> _What the task asks_: Return the listing below verbatim. Pictures do not belong in the copy.

■ ■ ■ ■ ■ ■ ■

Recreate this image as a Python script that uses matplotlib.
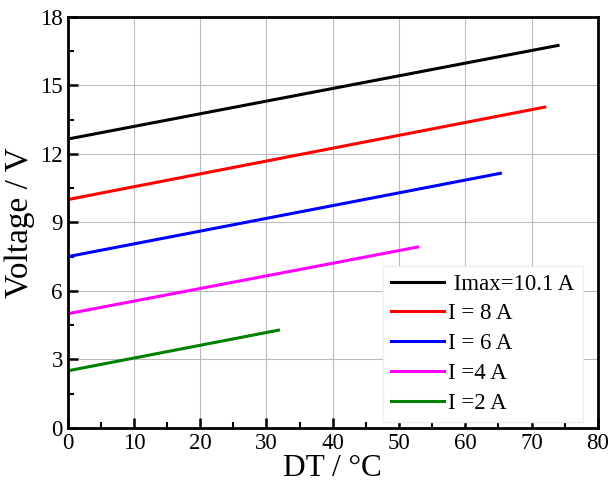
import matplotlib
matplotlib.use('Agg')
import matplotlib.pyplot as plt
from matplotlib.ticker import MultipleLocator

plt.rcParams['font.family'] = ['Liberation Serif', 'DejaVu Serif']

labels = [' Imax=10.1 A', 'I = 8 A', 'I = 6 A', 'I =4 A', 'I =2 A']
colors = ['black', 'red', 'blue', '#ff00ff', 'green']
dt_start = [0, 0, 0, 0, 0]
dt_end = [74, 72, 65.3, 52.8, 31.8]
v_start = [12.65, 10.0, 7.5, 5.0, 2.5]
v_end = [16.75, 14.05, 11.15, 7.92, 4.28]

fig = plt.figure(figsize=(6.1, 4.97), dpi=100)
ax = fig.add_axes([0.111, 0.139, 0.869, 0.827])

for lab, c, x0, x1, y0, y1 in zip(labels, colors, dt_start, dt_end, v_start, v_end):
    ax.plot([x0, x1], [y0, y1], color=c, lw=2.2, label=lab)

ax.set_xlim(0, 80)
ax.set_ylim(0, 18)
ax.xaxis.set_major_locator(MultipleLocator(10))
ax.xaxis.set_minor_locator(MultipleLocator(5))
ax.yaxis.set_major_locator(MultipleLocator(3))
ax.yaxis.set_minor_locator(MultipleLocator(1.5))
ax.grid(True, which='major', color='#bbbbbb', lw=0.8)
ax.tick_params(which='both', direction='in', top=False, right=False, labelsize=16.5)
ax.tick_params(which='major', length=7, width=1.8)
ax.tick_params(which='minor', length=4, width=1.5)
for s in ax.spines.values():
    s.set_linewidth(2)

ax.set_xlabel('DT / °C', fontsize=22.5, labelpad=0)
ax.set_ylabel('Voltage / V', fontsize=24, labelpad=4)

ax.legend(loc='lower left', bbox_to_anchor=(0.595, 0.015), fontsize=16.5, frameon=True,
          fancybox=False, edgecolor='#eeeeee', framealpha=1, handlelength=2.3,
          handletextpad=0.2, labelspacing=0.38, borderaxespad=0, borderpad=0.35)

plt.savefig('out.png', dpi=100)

■ ■ ■ ■ ■ ■ ■

> _Solution for this problem_:
Recreate this image as a Python script that uses matplotlib.
import matplotlib
matplotlib.use('Agg')
import matplotlib.pyplot as plt
from matplotlib.ticker import MultipleLocator

plt.rcParams['font.family'] = ['Liberation Serif', 'DejaVu Serif']

labels = [' Imax=10.1 A', 'I = 8 A', 'I = 6 A', 'I =4 A', 'I =2 A']
colors = ['black', 'red', 'blue', '#ff00ff', 'green']
dt_start = [0, 0, 0, 0, 0]
dt_end = [74, 72, 65.3, 52.8, 31.8]
v_start = [12.65, 10.0, 7.5, 5.0, 2.5]
v_end = [16.75, 14.05, 11.15, 7.92, 4.28]

fig = plt.figure(figsize=(6.1, 4.97), dpi=100)
ax = fig.add_axes([0.111, 0.139, 0.869, 0.827])

for lab, c, x0, x1, y0, y1 in zip(labels, colors, dt_start, dt_end, v_start, v_end):
    ax.plot([x0, x1], [y0, y1], color=c, lw=2.2, label=lab)

ax.set_xlim(0, 80)
ax.set_ylim(0, 18)
ax.xaxis.set_major_locator(MultipleLocator(10))
ax.xaxis.set_minor_locator(MultipleLocator(5))
ax.yaxis.set_major_locator(MultipleLocator(3))
ax.yaxis.set_minor_locator(MultipleLocator(1.5))
ax.grid(True, which='major', color='#bbbbbb', lw=0.8)
ax.tick_params(which='both', direction='in', top=False, right=False, labelsize=16.5)
ax.tick_params(which='major', length=7, width=1.8)
ax.tick_params(which='minor', length=4, width=1.5)
for s in ax.spines.values():
    s.set_linewidth(2)

ax.set_xlabel('DT / °C', fontsize=22.5, labelpad=0)
ax.set_ylabel('Voltage / V', fontsize=24, labelpad=4)

ax.legend(loc='lower left', bbox_to_anchor=(0.595, 0.015), fontsize=16.5, frameon=True,
          fancybox=False, edgecolor='#eeeeee', framealpha=1, handlelength=2.3,
          handletextpad=0.2, labelspacing=0.38, borderaxespad=0, borderpad=0.35)

plt.savefig('out.png', dpi=100)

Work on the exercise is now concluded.